Sri Lanka's new government, which is taking steps to draw up a new constitution, is likely to cheat Tamils out of a political system that reflects their aspirations.
Restrictions imposed by the government on the constitution-making process even before it has begun signal that Tamils will remain under-privileged citizens unless they mount a concerted challenge to the regime’s moves forthwith.
Presidential and parliamentary elections in 2015 resulted in the two loci of power – the presidency and parliament – pass to the two main political rivals, the United National Party (UNP) and United Peoples Freedom Alliance (UPFA). Today, Maithripala Sirisena of the UPFA is the country’s directly-elected executive president, while Ranil Wickremesinghe, head of the UNP, is prime minister controlling the country’s legislature. Wickremesinghe’s majority in parliament is strengthened by UPFA’s support for a limited time to push through important changes, including a new constitution.

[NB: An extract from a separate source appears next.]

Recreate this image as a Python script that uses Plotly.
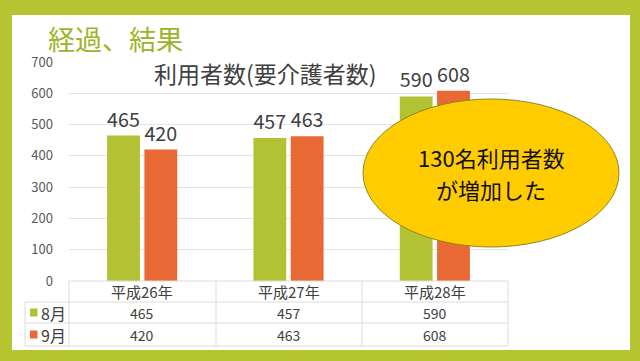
import plotly.graph_objects as go

categories = ["平成26年", "平成27年", "平成28年"]
series_names = ["8月", "9月"]
aug_values = [465, 457, 590]
sep_values = [420, 463, 608]
y_ticks = [0, 100, 200, 300, 400, 500, 600, 700]

GREEN = "#b3c232"
ORANGE = "#e96935"
BORDER = "#b5c431"
TXT = "#404040"
FONT = "Noto Sans CJK JP"

W, H = 640, 361
def px(x):
    return x / W
def py(y):
    return 1 - y / H

x0, x1 = 69, 508
y_zero, y_top = 281, 62

fig = go.Figure()
for name, vals, col in [(series_names[0], aug_values, GREEN), (series_names[1], sep_values, ORANGE)]:
    fig.add_trace(go.Bar(
        x=categories, y=vals, name=name, marker=dict(color=col, line=dict(width=0)),
        text=[str(v) for v in vals], textposition="outside",
        textfont=dict(size=20, color=TXT, family=FONT), cliponaxis=False,
    ))

fig.update_layout(
    width=W, height=H, margin=dict(l=0, r=0, t=0, b=0, autoexpand=False),
    paper_bgcolor=BORDER, plot_bgcolor="rgba(0,0,0,0)",
    showlegend=False, barmode="group", bargap=0.49, bargroupgap=0.12,
    font=dict(family=FONT, color=TXT),
    xaxis=dict(domain=[px(x0), px(x1)], showticklabels=False, showgrid=False,
               zeroline=False, showline=False, ticks="", automargin=False),
    yaxis=dict(domain=[py(y_zero), py(y_top)], range=[0, 700], tickvals=y_ticks,
               showgrid=True, gridcolor="#e3e3e3", gridwidth=1, zeroline=False,
               tickfont=dict(size=13, color="#595959", family=FONT), ticklabelstandoff=15,
               showline=False, automargin=False),
)

shapes = []
# white slide area
shapes.append(dict(type="rect", xref="paper", yref="paper", x0=px(12), x1=px(630),
                   y0=py(350), y1=py(15), fillcolor="white", line=dict(width=0), layer="below"))
# table lines
LC = "#dcdcdc"
row_lines = [281, 302, 323, 346]
for i, yy in enumerate(row_lines):
    xs = x0 if i == 0 else 25
    shapes.append(dict(type="line", xref="paper", yref="paper", x0=px(xs), x1=px(x1),
                       y0=py(yy), y1=py(yy), line=dict(color=LC, width=1)))
for xx in [x0, 216, 362, x1]:
    shapes.append(dict(type="line", xref="paper", yref="paper", x0=px(xx), x1=px(xx),
                       y0=py(281), y1=py(346), line=dict(color=LC, width=1)))
shapes.append(dict(type="line", xref="paper", yref="paper", x0=px(25), x1=px(25),
                   y0=py(302), y1=py(346), line=dict(color=LC, width=1)))
# legend keys
for yy, col in [(312.5, GREEN), (334.5, ORANGE)]:
    shapes.append(dict(type="rect", xref="paper", yref="paper", x0=px(30), x1=px(37.5),
                       y0=py(yy + 4), y1=py(yy - 4), fillcolor=col, line=dict(width=0)))
# ellipse callout
shapes.append(dict(type="circle", xref="paper", yref="paper", x0=px(363), x1=px(619),
                   y0=py(247), y1=py(99), fillcolor="#ffcc00",
                   line=dict(color="#8a8a1e", width=1), layer="above"))
fig.update_layout(shapes=shapes)

ann = []
ann.append(dict(text="経過、結果", xref="paper", yref="paper", x=px(46), y=py(39),
                xanchor="left", yanchor="middle", showarrow=False,
                font=dict(size=27, color="#9db42a", family=FONT)))
ann.append(dict(text="利用者数(要介護者数)", xref="paper", yref="paper", x=px(265), y=py(73),
                xanchor="center", yanchor="middle", showarrow=False,
                font=dict(size=23, color=TXT, family=FONT)))
for c in categories:
    ann.append(dict(text=c, xref="x", yref="paper", x=c, y=py(291.5), xanchor="center",
                    yanchor="middle", showarrow=False, font=dict(size=15, color=TXT, family=FONT)))
for name, vals, yy in [(series_names[0], aug_values, 312.5), (series_names[1], sep_values, 334.5)]:
    ann.append(dict(text=name, xref="paper", yref="paper", x=px(39), y=py(yy), xanchor="left",
                    yanchor="middle", showarrow=False, font=dict(size=16, color=TXT, family=FONT)))
    for c, v in zip(categories, vals):
        ann.append(dict(text=str(v), xref="x", yref="paper", x=c, y=py(yy), xanchor="center",
                        yanchor="middle", showarrow=False, font=dict(size=14, color=TXT, family=FONT)))
for line, yy in [("130名利用者数", 156.5), ("が増加した", 189)]:
    ann.append(dict(text=line, xref="paper", yref="paper", x=px(491), y=py(yy),
                    xanchor="center", yanchor="middle", showarrow=False,
                    font=dict(size=22, color="#111111", family=FONT)))
fig.update_layout(annotations=ann)

fig.write_html("out.html", config={"displayModeBar": False},
               post_script="document.body.style.margin='0';document.body.style.padding='0';")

The coming together of the two main parties to form a national unity government also brought the largest Tamil party – the Tamil National Alliance (TNA) – to parliament and its head, Rajavarothyam Sampanthan, to be the leader of the opposition. Sampanthan viewed his new role as one that would combine “the resolution of the national question through a new constitution” as well as “relating to the wellbeing of the whole country and its future”.
The main reason articulated by both the President and the Prime Minister for a new constitution is shortcomings in the current document – the Second Republican Constitution created in 1978 – which concentrates power in the all-powerful presidency. Critics of the present constitution argue that this has not only led to an elected tyranny in Sri Lanka, but is instrumental in exacerbating relations between Sinhalese and Tamils that led to the 30-year civil war where an estimated hundred thousand people died.